Ne’Lexia Galloway: “Just continue to build infrastructure.”
Nancy Schriber: “This is our building year where we have the Legislative Districts focusing internally and we’re beginning to start thinking about candidates and then people are starting to reach out. It’s starting to happen already, which is interesting.”
Have people started enrolling in the Future Leaders of Arizona Program (FLOA?)
Ne’Lexia Galloway: “We have not officially launched FLOA for this cycle yet. We’ve been outlining all of our goals and objectives and when we need to meet deadlines. We haven’t even got on the calendar when we’re doing the training. Trust me. They’re ready because they’re like when are you doing your program again?
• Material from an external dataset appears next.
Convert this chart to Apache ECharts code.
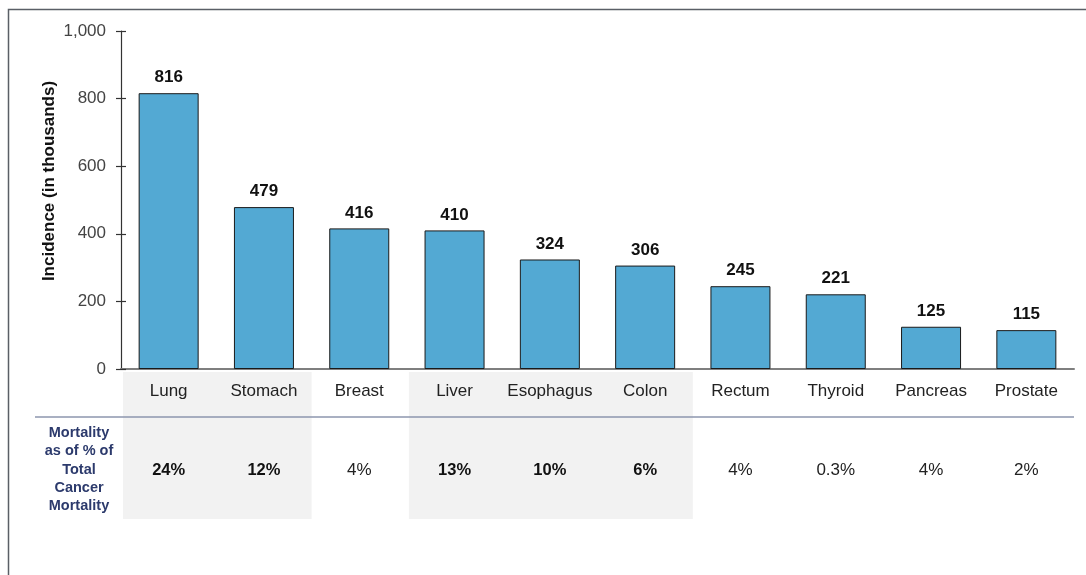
<!DOCTYPE html>
<html>
<head>
<meta charset="utf-8">
<script src="https://cdn.jsdelivr.net/npm/echarts@6/dist/echarts.min.js"></script>
<style>
  html, body { margin: 0; padding: 0; background: #fff; }
  #chart { width: 1086px; height: 575px; }
</style>
</head>
<body>
<div id="chart"></div>
<script>
// Cancer sites, ordered by incidence
const categories = ['Lung', 'Stomach', 'Breast', 'Liver', 'Esophagus', 'Colon', 'Rectum', 'Thyroid', 'Pancreas', 'Prostate'];
// New cases, in thousands
const incidence = [816, 479, 416, 410, 324, 306, 245, 221, 125, 115];
// Share of total cancer mortality
const mortality = ['24%', '12%', '4%', '13%', '10%', '6%', '4%', '0.3%', '4%', '2%'];
// Sites whose mortality share is emphasised (bold + shaded column)
const highlighted = [true, true, false, true, true, true, false, false, false, false];
const yTicks = [0, 200, 400, 600, 800, 1000];
const yTitle = 'Incidence (in thousands)';
const rowHeader = 'Mortality\nas of % of\nTotal\nCancer\nMortality';

const FONT = '"Liberation Sans", Arial, sans-serif';
const chart = echarts.init(document.getElementById('chart'));

const option = {
  animation: false,
  backgroundColor: '#fff',
  grid: { left: 121, top: 31, width: 953, height: 338 },
  xAxis: [
    {
      type: 'category',
      data: categories,
      position: 'bottom',
      axisLine: { lineStyle: { color: '#7f7f7f', width: 2 } },
      axisTick: { show: false },
      axisLabel: { interval: 0, color: '#222', fontFamily: FONT, fontSize: 17, margin: 14 }
    },
    {
      type: 'category',
      data: mortality,
      position: 'bottom',
      offset: 93,
      axisLine: { show: false },
      axisTick: { show: false },
      axisLabel: {
        interval: 0, fontFamily: FONT, fontSize: 17, color: '#222', margin: 0,
        formatter: (v, i) => highlighted[i] ? '{b|' + v + '}' : '{n|' + v + '}',
        rich: {
          b: { fontFamily: FONT, fontSize: 16.5, fontWeight: 'bold', color: '#111' },
          n: { fontFamily: FONT, fontSize: 17, color: '#222' }
        }
      }
    }
  ],
  yAxis: [
    {
      type: 'value',
      min: 0, max: 1000, interval: 200,
      axisLine: { show: true, lineStyle: { color: '#333', width: 1.2 } },
      axisTick: { show: true, length: 5, lineStyle: { color: '#333', width: 1.2 } },
      splitLine: { show: false },
      axisLabel: {
        color: '#444', fontFamily: FONT, fontSize: 17, margin: 15,
        formatter: v => yTicks.includes(v) ? v.toLocaleString('en-US') : ''
      }
    },
    {
      // inner half of the cross-shaped tick marks
      type: 'value',
      position: 'left',
      min: 0, max: 1000, interval: 200,
      axisLine: { show: false },
      axisTick: { show: true, inside: true, length: 5, lineStyle: { color: '#333', width: 1.2 } },
      axisLabel: { show: false },
      splitLine: { show: false }
    }
  ],
  series: [
    {
      type: 'bar',
      data: incidence,
      barWidth: 60,
      itemStyle: { color: '#53a9d3', borderColor: '#1a1a1a', borderWidth: 1 },
      label: {
        show: true, position: 'top', distance: 7,
        fontFamily: FONT, fontSize: 17, fontWeight: 'bold', color: '#111'
      }
    }
  ]
};
chart.setOption(option);

// Shaded columns, separator rule, titles and frame, placed from the axis scale
function buildGraphics() {
  const x0 = chart.convertToPixel({ xAxisIndex: 0 }, 0);
  const x1 = chart.convertToPixel({ xAxisIndex: 0 }, 1);
  const band = x1 - x0;
  const axisY = chart.convertToPixel({ yAxisIndex: 0 }, 0);
  const right = x0 - band / 2 + band * categories.length;
  const els = [];
  let i = 0;
  while (i < highlighted.length) {
    if (highlighted[i]) {
      let j = i;
      while (j + 1 < highlighted.length && highlighted[j + 1]) j++;
      const left = chart.convertToPixel({ xAxisIndex: 0 }, i) - band / 2 + 2;
      const rgt = chart.convertToPixel({ xAxisIndex: 0 }, j) + band / 2;
      els.push({
        type: 'rect', z: -1, silent: true,
        shape: { x: left, y: axisY + 3, width: rgt - left, height: 147 },
        style: { fill: '#f2f2f2' }
      });
      i = j + 1;
    } else i++;
  }
  els.push({
    type: 'line', silent: true,
    shape: { x1: 35, y1: axisY + 48, x2: right, y2: axisY + 48 },
    style: { stroke: '#8d96ae', lineWidth: 1.5 }
  });
  els.push({
    type: 'text', silent: true,
    x: 49, y: 181, rotation: Math.PI / 2,
    style: {
      text: yTitle, fill: '#111', align: 'center', verticalAlign: 'middle',
      font: 'bold 17px ' + FONT
    }
  });
  els.push({
    type: 'text', silent: true,
    x: 79, y: axisY + 55,
    style: {
      text: rowHeader, fill: '#2c3a6c', align: 'center', verticalAlign: 'top',
      font: 'bold 14.5px ' + FONT, lineHeight: 18.2
    }
  });
  els.push({
    type: 'polyline', silent: true,
    shape: { points: [[8.5, 580], [8.5, 9.5], [1090, 9.5]] },
    style: { stroke: '#5a5f66', lineWidth: 1.5, fill: null }
  });
  chart.setOption({ graphic: { elements: els } });
}
buildGraphics();
</script>
</body>
</html>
I think we even had people that are interested in the West-Mec Board because they want us to do on the west side what we did in the East Valley (with EVIT.) We’ve been recruiting. It gives everyone something to be excited about. We haven’t started but as you may know, Arizona List partnered with us and we have to talk to our partners to see how we move forward because they were very instrumental in our women that were running for office because we had a lot of crossover collaboration. We’re probably looking at early spring.”
- Have you already started to recruit candidates for the next election cycle
Nancy Schriber: “We’re starting to collect names for lists but nothing official. We have ten official county races. We have five supervisors. Then, is it five county positions,
County School Superintendent, Paul (Penzone) at Sheriff, Attorney. Treasurer and three Maricopa County Community College Board seats.
- Is there anything not covered in the first six questions you would like the readers to know about the Maricopa County Democratic Party? Please explain.
Ne’Lexia Galloway: “If you’re considering running for office, reach out. If you would like to invest in the county party: donate and if you want to volunteer, sign up.”
Nancy Schriber: “I hope that people will, reach out to the county, read our website, and learn what we do. We do a lot. We’re the fourth largest county in the nation, and we are 62% of the voting You have to win here in Maricopa if you want to win statewide.”